Faut-il ajouter une ligne encore aux forces, nombreuses, de la production de Manon conçue par Olivier Py et décrite déjà par nos confrères à Bordeaux, Genève et Paris ? Ou bien s’attarder à en souligner les quelques impasses ? En effet, on pourra regretter que la mèche soit vendue dès le premier changement de nuisette et que le comique des deux premiers actes passe globalement à la trappe de cette lecture mordante du commerce de la chair et de la réification des femmes. Elle a le mérite de la cohérence et s’avère parfaitement rodée, la même équipe accompagnant immanquablement le metteur en scène français. Depuis Le Soulier de Satin au Théâtre de la Ville en passant par Aïda à Paris jusqu’à cette Manon, tout fait système chez Py et l’on regrette finalement l’absence de surprise.
Comme à Bordeaux, Mark Minkowski officie dans la fosse, à la tête d’une formation brillante dont il sait tirer le meilleur : soyeux des cordes pour souligner le lyrisme dès que nécessaire ; précision et mordant pour marteler le drame. Le chœur du Liceu, tout aussi irréprochable, porte avec bonheur les scènes de groupe en même temps qu’il se révèle très mobile.
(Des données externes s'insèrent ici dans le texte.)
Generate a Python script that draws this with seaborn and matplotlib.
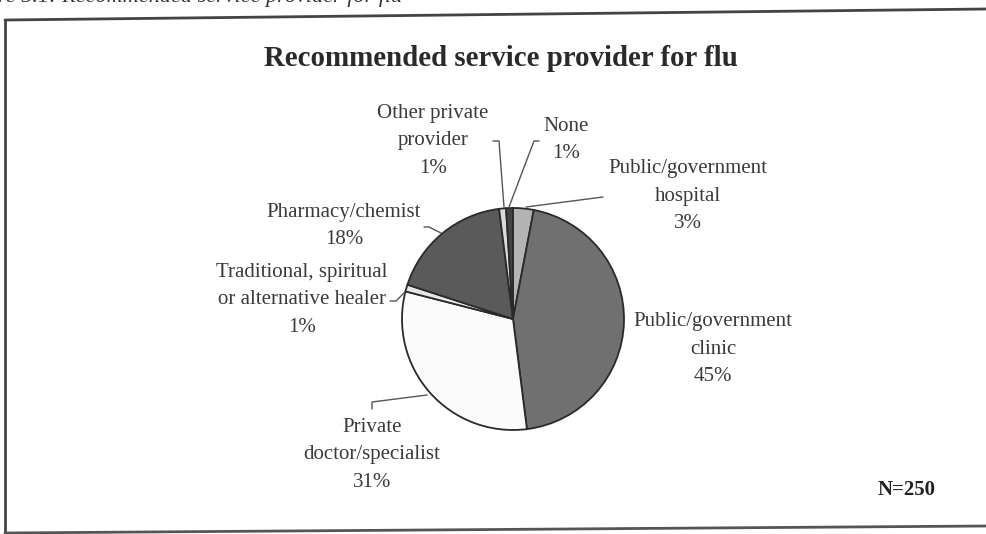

Sur la Rambla, la deuxième distribution réunie fait la part belle aux chanteurs internationaux. Un refroidissement contraint Amina Edris à abandonner son époux à la ville et c’est Nadine Sierra, déjà dans les robes à lamés la veille, qui reprend le rôle. Voici donc trois chanteurs anglophones dans un classique du répertoire français. Et quels chanteurs ! Pas un soupçon d’accent ou de voyelles exotiques, pas une faute de style et des incarnations proches de la perfection. Jarrett Ott se coule dans le costume de Lescaut, transformé en proxénète, avec autant d’aisance que son chant suit les méandres de cynisme du personnage, avec la pointe de comique qui l’accompagne. Ce baryton sombre sait gonfler les muscles et rendre le personnage aussi inquiétant qu’autoritaire si nécessaire. Pene Pati triomphe une fois encore dans un rôle lyrique français. Diction et phrasé, brillance de la quinte aiguë, legato portent le portrait vocal à ébullition. Nadine Sierra enfin fait chavirer la salle. Depuis Bordeaux, le rôle est désormais tout à fait sien : tant la cantilène de la Manon sensible, que les pirouettes de celle frivole du Cours de la Reine sont exécutées avec une perfection d’orfèvre. Un timbre rond et égal se déploie sur un l’ambitus qui culmine dans un ré aigu époustouflant à la fin du quatrième acte. Nadine Sierra brille vocalement et illumine la scène d’une présence magnétique.
Jean-Vincent Blot en Comte des Grieux plein de morgue, Albert Casals risible à souhait en Guillot de Mortfontaine, ou encore nos trois coquettes… L’ensemble des seconds rôles réunis concourt à l’excellence de la représentation. Un succès éclatant de plus dans une saison riche qui achève d’installer Barcelone comme une scène lyrique européenne incontournable cette saison.